Recipe of the Week: Portobello Frittata (Ovarian Cancer Awareness Month)

In April of 2007, I lost someone very special to me to Ovarian Cancer. That's why I was so touched to hear about a tremendous event to raise funds for Ovarian Cancer Research, the OFoods for Ovarian Cancer Awareness Month Contest.

In honor of Gina DePalma, author of Dolce Italiano: Desserts from the Babbo Kitchen and Executive Pastry Chef of Babbo Ristorante in NYC, who was recently diagnosed with ovarian cancer, Sara of Ms Adventures in Italy, Jenn of The Leftover Queen, and Michelle of Bleeding Espresso, have asked the blogging world to donate to the Ovarian Cancer Research Fund and post a recipe on our blogs using a food that starts or ends with the letter O (e.g., oatmeal, orange, okra, octopus, olive, onion, potato, tomato).
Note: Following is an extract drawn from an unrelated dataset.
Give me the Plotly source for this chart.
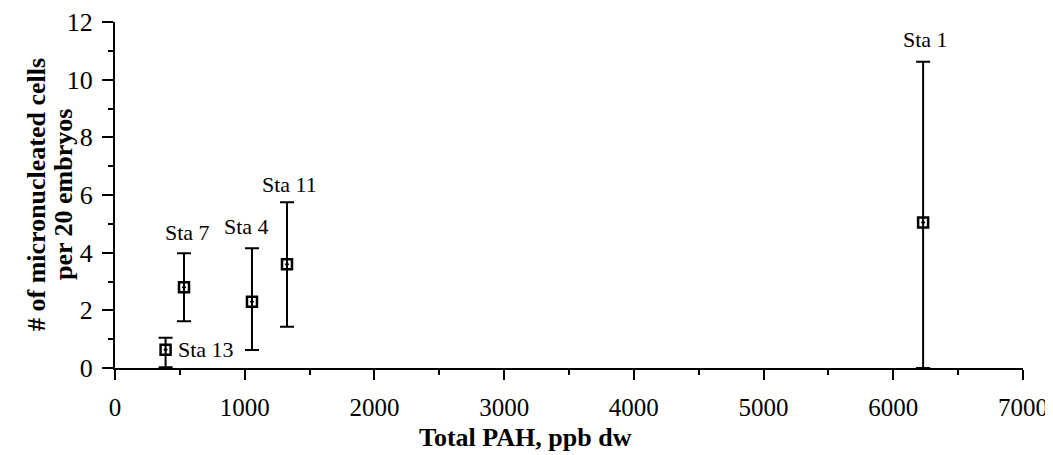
import plotly.graph_objects as go

stations = ["Sta 13", "Sta 7", "Sta 4", "Sta 11", "Sta 1"]
total_pah = [390, 532, 1056, 1326, 6230]
micronucleated = [0.63, 2.8, 2.3, 3.6, 5.05]
err_plus = [0.42, 1.18, 1.85, 2.15, 5.57]
err_minus = [0.6, 1.18, 1.68, 2.17, 5.05]

x_ticks = [0, 1000, 2000, 3000, 4000, 5000, 6000, 7000]
y_ticks = [0, 2, 4, 6, 8, 10, 12]

x_title = "Total PAH, ppb dw"
y_title_lines = ["# of micronucleated cells", "per 20 embryos"]

FONT = "Liberation Serif"

fig = go.Figure()
fig.add_trace(go.Scatter(
    x=total_pah, y=micronucleated, mode="markers",
    marker=dict(symbol="square-open-dot", size=10, color="black",
                line=dict(width=2.5, color="black")),
    error_y=dict(type="data", symmetric=False, array=err_plus, arrayminus=err_minus,
                 color="black", thickness=2, width=7),
    showlegend=False, cliponaxis=False,
))

# station label offsets (px) relative to the top of each error bar (or the marker for Sta 13)
label_style = {
    "Sta 13": dict(xanchor="left", yanchor="middle", xshift=10, yshift=0, at_top=False),
    "Sta 7": dict(xanchor="center", yanchor="bottom", xshift=3, yshift=6, at_top=True),
    "Sta 4": dict(xanchor="center", yanchor="bottom", xshift=-5, yshift=7, at_top=True),
    "Sta 11": dict(xanchor="center", yanchor="bottom", xshift=2, yshift=3, at_top=True),
    "Sta 1": dict(xanchor="center", yanchor="bottom", xshift=2, yshift=8, at_top=True),
}
for s, x, y, ep in zip(stations, total_pah, micronucleated, err_plus):
    p = label_style[s]
    ay = y + ep if p["at_top"] else y
    fig.add_annotation(x=x, y=ay, text=s, showarrow=False,
                       xanchor=p["xanchor"], yanchor=p["yanchor"],
                       xshift=p["xshift"], yshift=p["yshift"],
                       font=dict(family=FONT, size=22, color="black"))

# axis titles
fig.add_annotation(xref="paper", yref="paper", x=0.4526, y=0, yshift=-69,
                   xanchor="center", yanchor="middle", showarrow=False,
                   text="<b>" + x_title + "</b>",
                   font=dict(family=FONT, size=26, color="black"))
for line, xs in zip(y_title_lines, [-79, -52]):
    fig.add_annotation(xref="paper", yref="paper", x=0, y=0.5, xshift=xs,
                       xanchor="center", yanchor="middle", showarrow=False,
                       textangle=-90, text="<b>" + line + "</b>",
                       font=dict(family=FONT, size=26, color="black"))

# the page body adds an 8px offset; compensate so the plot lands where the reference has it
fig.update_layout(
    width=1045, height=447,
    margin=dict(l=107, r=30, t=14, b=87),
    paper_bgcolor="white", plot_bgcolor="white",
    font=dict(family=FONT, size=22, color="black"),
    xaxis=dict(
        range=[0, 7000], tickvals=x_ticks, ticktext=[str(v) for v in x_ticks],
        showgrid=False, zeroline=False, showline=True, linecolor="black", linewidth=2,
        ticks="outside", ticklen=10, tickwidth=2, tickcolor="black",
        minor=dict(dtick=500, ticks="outside", ticklen=5, tickwidth=2, tickcolor="black", showgrid=False),
        tickfont=dict(family=FONT, size=25),
        ticklabelstandoff=6,
        automargin=False,
    ),
    yaxis=dict(
        range=[0, 12], tickvals=y_ticks, ticktext=[str(v) for v in y_ticks],
        showgrid=False, zeroline=False, showline=True, linecolor="black", linewidth=2,
        ticks="outside", ticklen=11, tickwidth=2, tickcolor="black",
        minor=dict(dtick=1, ticks="outside", ticklen=5, tickwidth=2, tickcolor="black", showgrid=False),
        tickfont=dict(family=FONT, size=26),
        ticklabelstandoff=4,
        automargin=False,
    ),
)

fig.write_html("out.html")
Here is my entry!


2 teaspoons olive oil
2 teaspoons butter
8 ounces Portobello mushroom caps, thinly sliced
1/8 teaspoon salt
1/8 teaspoon freshly ground black pepper
1 tablespoon fresh parsley, stemmed and chopped
5 eggs, lightly beaten
2 tablespoons Parmesan or Romano cheese, grated

1. In a large heavy frying pan, heat oil and butter over medium-high heat until bubbly.
2. Add mushrooms, sprinkle with salt, pepper and parsley and cook, stirring, for 2 minutes.
3. Cover pan and cook 3 minutes. Remove cover and cook 5 minutes.
4. In a bowl, whisk eggs with 1 tablespoon cheese and 2 tablespoons water. Pour over mushrooms, reduce heat to low, cover pan and cook until barely set (4-5 minutes).
5. Slide frittata onto a plate, flip back into pan cooked-side-up, sprinkle with remaining cheese, cover pan and cook until set (2-3 minutes). Serve in wedges.
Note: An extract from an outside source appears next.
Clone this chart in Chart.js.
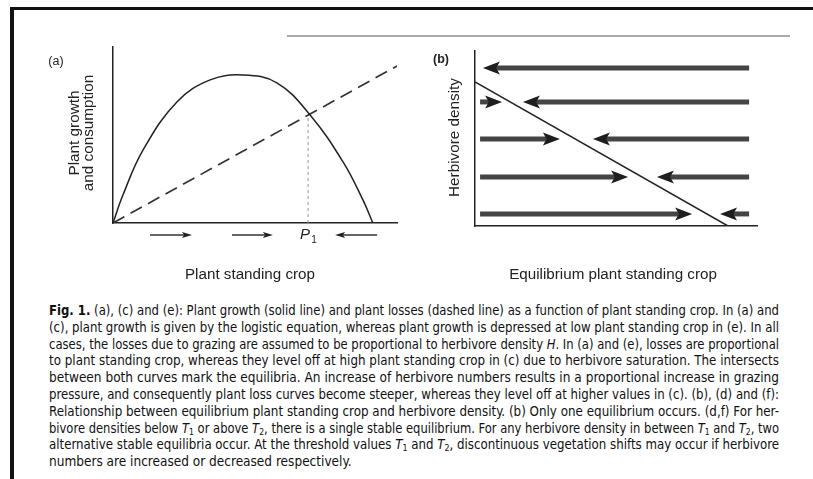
<!DOCTYPE html>
<html>
<head>
<meta charset="utf-8">
<script src="https://cdn.jsdelivr.net/npm/chart.js@4.4.1/dist/chart.umd.min.js"></script>
<style>
  html, body { margin: 0; padding: 0; background: #fff; }
  body { width: 813px; height: 479px; position: relative; overflow: hidden; }
  .frame-top { position: absolute; left: 10px; top: 7px; width: 803px; height: 3px; background: #111; }
  .frame-left { position: absolute; left: 10px; top: 7px; width: 4px; height: 472px; background: #111; }
  .rule { position: absolute; left: 287px; top: 35px; width: 503px; height: 1.5px; background: #aaa; }
  #wrap-a { position: absolute; left: 30px; top: 27px; width: 379px; height: 260px; }
  #wrap-b { position: absolute; left: 420px; top: 31px; width: 349px; height: 256px; }
  #caption {
    position: absolute; left: 49px; top: 302px; width: 730px;
    font-family: "Liberation Sans Narrow", "DejaVu Sans Condensed", "Liberation Sans", sans-serif;
    font-size: 13.5px; line-height: 16.8px; color: #111;
  }
  #caption .ln { white-space: nowrap; }
  #caption .ln span.inner { display: inline-block; transform-origin: 0 50%; }
  #caption sub { font-size: 9px; vertical-align: -2px; line-height: 0; }
</style>
</head>
<body>
<div class="frame-top"></div>
<div class="frame-left"></div>
<div class="rule"></div>
<div id="wrap-a"><canvas id="chart-a" width="379" height="260"></canvas></div>
<div id="wrap-b"><canvas id="chart-b" width="349" height="256"></canvas></div>
<div id="caption">
  <div class="ln full"><span class="inner"><b>Fig. 1.</b> (a), (c) and (e): Plant growth (solid line) and plant losses (dashed line) as a function of plant standing crop. In (a) and</span></div>
  <div class="ln full"><span class="inner">(c), plant growth is given by the logistic equation, whereas plant growth is depressed at low plant standing crop in (e). In all</span></div>
  <div class="ln full"><span class="inner">cases, the losses due to grazing are assumed to be proportional to herbivore density <i>H</i>. In (a) and (e), losses are proportional</span></div>
  <div class="ln full"><span class="inner">to plant standing crop, whereas they level off at high plant standing crop in (c) due to herbivore saturation. The intersects</span></div>
  <div class="ln full"><span class="inner">between both curves mark the equilibria. An increase of herbivore numbers results in a proportional increase in grazing</span></div>
  <div class="ln full"><span class="inner">pressure, and consequently plant loss curves become steeper, whereas they level off at higher values in (c). (b), (d) and (f):</span></div>
  <div class="ln full"><span class="inner">Relationship between equilibrium plant standing crop and herbivore density. (b) Only one equilibrium occurs. (d,f) For her-</span></div>
  <div class="ln full"><span class="inner">bivore densities below <i>T</i><sub>1</sub> or above <i>T</i><sub>2</sub>, there is a single stable equilibrium. For any herbivore density in between <i>T</i><sub>1</sub> and <i>T</i><sub>2</sub>, two</span></div>
  <div class="ln full"><span class="inner">alternative stable equilibria occur. At the threshold values <i>T</i><sub>1</sub> and <i>T</i><sub>2</sub>, discontinuous vegetation shifts may occur if herbivore</span></div>
  <div class="ln"><span class="inner">numbers are increased or decreased respectively.</span></div>
</div>
<script>
// panel (a): plant growth (solid) and consumption (dashed) vs standing crop
const growthX = [0, 0.35, 1.06, 2.25, 3.42, 4.58, 5.77, 6.94, 8.10, 8.80, 9.15];
const growthY = [0, 1.59, 4.15, 6.88, 8.13, 8.41, 7.96, 6.14, 3.47, 1.31, 0];
const lossX = [0, 10];
const lossY = [0, 8.92];
const p1X = [6.87, 6.87];
const p1Y = [0, 6.08];
// small arrows under the x axis (tail -> tip)
const flowTailA = [1.30, 4.19, 9.30];
const flowTipA = [2.78, 5.63, 7.82];

// panel (b): herbivore density vs equilibrium standing crop
const eqX = [0, 8.97];
const eqY = [8.23, 0];
const rowDensity = [9.03, 7.09, 4.97, 2.80, 0.69];
const rightTail = [null, 0.18, 0.18, 0.18, 0.18];
const rightTip = [null, 0.96, 3.01, 5.43, 7.70];
const leftTail = [9.72, 9.72, 9.72, 9.72, 9.72];
const leftTip = [0.28, 1.70, 4.18, 6.45, 8.69];

const FONT = "'Liberation Sans', Arial, sans-serif";
Chart.defaults.font.family = FONT;
Chart.defaults.color = "#222";
Chart.defaults.animation = false;

const toPts = (xs, ys) => xs.map((x, i) => ({ x: x, y: ys[i] }));

function drawArrow(ctx, x0, x1, y, shaftW, headL, headH, shaftColor, headColor) {
  const dir = x1 > x0 ? 1 : -1;
  const base = x1 - dir * headL;
  ctx.save();
  ctx.strokeStyle = shaftColor;
  ctx.lineWidth = shaftW;
  ctx.beginPath();
  ctx.moveTo(x0, y);
  ctx.lineTo(base + dir * headL * 0.3, y);
  ctx.stroke();
  ctx.fillStyle = headColor;
  ctx.beginPath();
  ctx.moveTo(x1, y);
  ctx.lineTo(base, y - headH);
  ctx.lineTo(base + dir * headL * 0.22, y);
  ctx.lineTo(base, y + headH);
  ctx.closePath();
  ctx.fill();
  ctx.restore();
}

function axisOpts() {
  return {
    type: "linear", min: 0, max: 10,
    grid: { display: false, drawTicks: false, tickLength: 0 },
    ticks: { display: false },
    border: { display: true, color: "#222", width: 1.5 },
    title: { display: false }
  };
}

// rotated axis title, one entry per line, starting at x0 and stepping right
function yTitle(ctx, lines, x0, step, yMid) {
  ctx.save();
  ctx.font = "15.3px " + FONT;
  ctx.fillStyle = "#222";
  ctx.textAlign = "center";
  ctx.textBaseline = "middle";
  lines.forEach((t, i) => {
    ctx.save();
    ctx.translate(x0 + i * step, yMid);
    ctx.rotate(-Math.PI / 2);
    ctx.fillText(t, 0, 0);
    ctx.restore();
  });
  ctx.restore();
}

const panelA = {
  id: "panelA",
  afterDraw(chart) {
    const { ctx, chartArea } = chart;
    const xs = chart.scales.x;
    const yRow = chartArea.bottom + 12;
    for (let i = 0; i < flowTailA.length; i++) {
      drawArrow(ctx, xs.getPixelForValue(flowTailA[i]), xs.getPixelForValue(flowTipA[i]), yRow, 1.3, 10, 3, "#333", "#222");
    }
    const px = xs.getPixelForValue(p1X[0]);
    ctx.save();
    ctx.fillStyle = "#222";
    ctx.textBaseline = "middle";
    ctx.textAlign = "center";
    ctx.font = "italic 15px " + FONT;
    ctx.fillText("P", px - 3, chartArea.bottom + 12);
    ctx.font = "10px " + FONT;
    ctx.fillText("1", px + 6, chartArea.bottom + 17);
    ctx.font = "12.5px " + FONT;
    ctx.fillText("(a)", chartArea.left - 57, chartArea.top + 15);
    ctx.font = "15.2px " + FONT;
    ctx.fillText("Plant standing crop", (chartArea.left + chartArea.right) / 2 - 5, chartArea.bottom + 52);
    ctx.restore();
    yTitle(ctx, ["Plant growth", "and consumption"], chartArea.left - 38, 13.5, (chartArea.top + chartArea.bottom) / 2 - 2);
  }
};

const panelB = {
  id: "panelB",
  afterDraw(chart) {
    const { ctx, chartArea } = chart;
    const xs = chart.scales.x, ys = chart.scales.y;
    for (let i = 0; i < rowDensity.length; i++) {
      const y = ys.getPixelForValue(rowDensity[i]);
      drawArrow(ctx, xs.getPixelForValue(leftTail[i]), xs.getPixelForValue(leftTip[i]), y, 5, 17, 6.5, "#444", "#1e1e1e");
      if (rightTip[i] !== null) {
        drawArrow(ctx, xs.getPixelForValue(rightTail[i]), xs.getPixelForValue(rightTip[i]), y, 5, 17, 6.5, "#444", "#1e1e1e");
      }
    }
    ctx.save();
    ctx.fillStyle = "#222";
    ctx.textBaseline = "middle";
    ctx.textAlign = "center";
    ctx.font = "bold 12.5px " + FONT;
    ctx.fillText("(b)", chartArea.left - 34, chartArea.top + 9);
    ctx.font = "15.2px " + FONT;
    ctx.fillText("Equilibrium plant standing crop", (chartArea.left + chartArea.right) / 2 - 3, chartArea.bottom + 49);
    ctx.restore();
    yTitle(ctx, ["Herbivore density"], chartArea.left - 20, 0, (chartArea.top + chartArea.bottom) / 2 - 1);
  }
};

new Chart(document.getElementById("chart-a"), {
  type: "line",
  data: {
    datasets: [
      { data: toPts(growthX, growthY), borderColor: "#222", borderWidth: 1.5, pointRadius: 0, tension: 0.4, fill: false },
      { data: toPts(lossX, lossY), borderColor: "#333", borderWidth: 1.7, borderDash: [13, 7], pointRadius: 0, fill: false },
      { data: toPts(p1X, p1Y), borderColor: "#999", borderWidth: 1, borderDash: [3, 3], pointRadius: 0, fill: false }
    ]
  },
  options: {
    responsive: false,
    layout: { autoPadding: false, padding: { left: 83, top: 20, right: 12, bottom: 64 } },
    plugins: { legend: { display: false }, tooltip: { enabled: false } },
    scales: { x: axisOpts(), y: axisOpts() }
  },
  plugins: [panelA]
});

new Chart(document.getElementById("chart-b"), {
  type: "line",
  data: {
    datasets: [
      { data: toPts(eqX, eqY), borderColor: "#222", borderWidth: 1.5, pointRadius: 0, fill: false }
    ]
  },
  options: {
    responsive: false,
    layout: { autoPadding: false, padding: { left: 55, top: 20, right: 12, bottom: 61 } },
    plugins: { legend: { display: false }, tooltip: { enabled: false } },
    scales: { x: axisOpts(), y: axisOpts() }
  },
  plugins: [panelB]
});

// fit every full caption line to the column width
const colW = 730;
document.querySelectorAll("#caption .ln.full").forEach(ln => {
  const inner = ln.querySelector(".inner");
  const w = inner.getBoundingClientRect().width;
  if (w > colW) {
    inner.style.transform = "scaleX(" + (colW / w) + ")";
  } else {
    const words = inner.innerHTML.split(" ").length - 1;
    inner.style.wordSpacing = ((colW - w) / Math.max(words, 1)) + "px";
  }
});
</script>
</body>
</html>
From the Ovarian Cancer Research Fund:

Ovarian cancer is the leading cause of death from gynecologic cancers in the United States and is the fifth leading cause of cancer death among U.S. women; a woman’s lifetime risk of ovarian cancer is 1 in 67.

The American Cancer Society estimates that 21,650 women will be diagnosed with ovarian cancer in the U.S. in 2008 and about 15,520 women will die from the disease.

The symptoms of ovarian cancer are often vague and subtle, making it difficult to diagnose.

There is no effective screening test for ovarian cancer but there are tests which can detect ovarian cancer when patients are at high risk or have early symptoms.

In spite of this patients are usually diagnosed in advanced stages and only 45% survive longer than five years. Only 19% of cases are caught before the cancer has spread beyond the ovary to the pelvic region.

When ovarian cancer is detected and treated early on, the five-year survival rate is greater than 92%.

Please donate to the Ovarian Cancer Research Fund and help spread the word!

Prize winners for the contest will be announced on October 3.

1 Recipe Prize for best “O food” concoction: $50 gift certificate to Amazon;
1 Awareness Prize for only publicizing event: Copy of Dolce Italiano cookbook.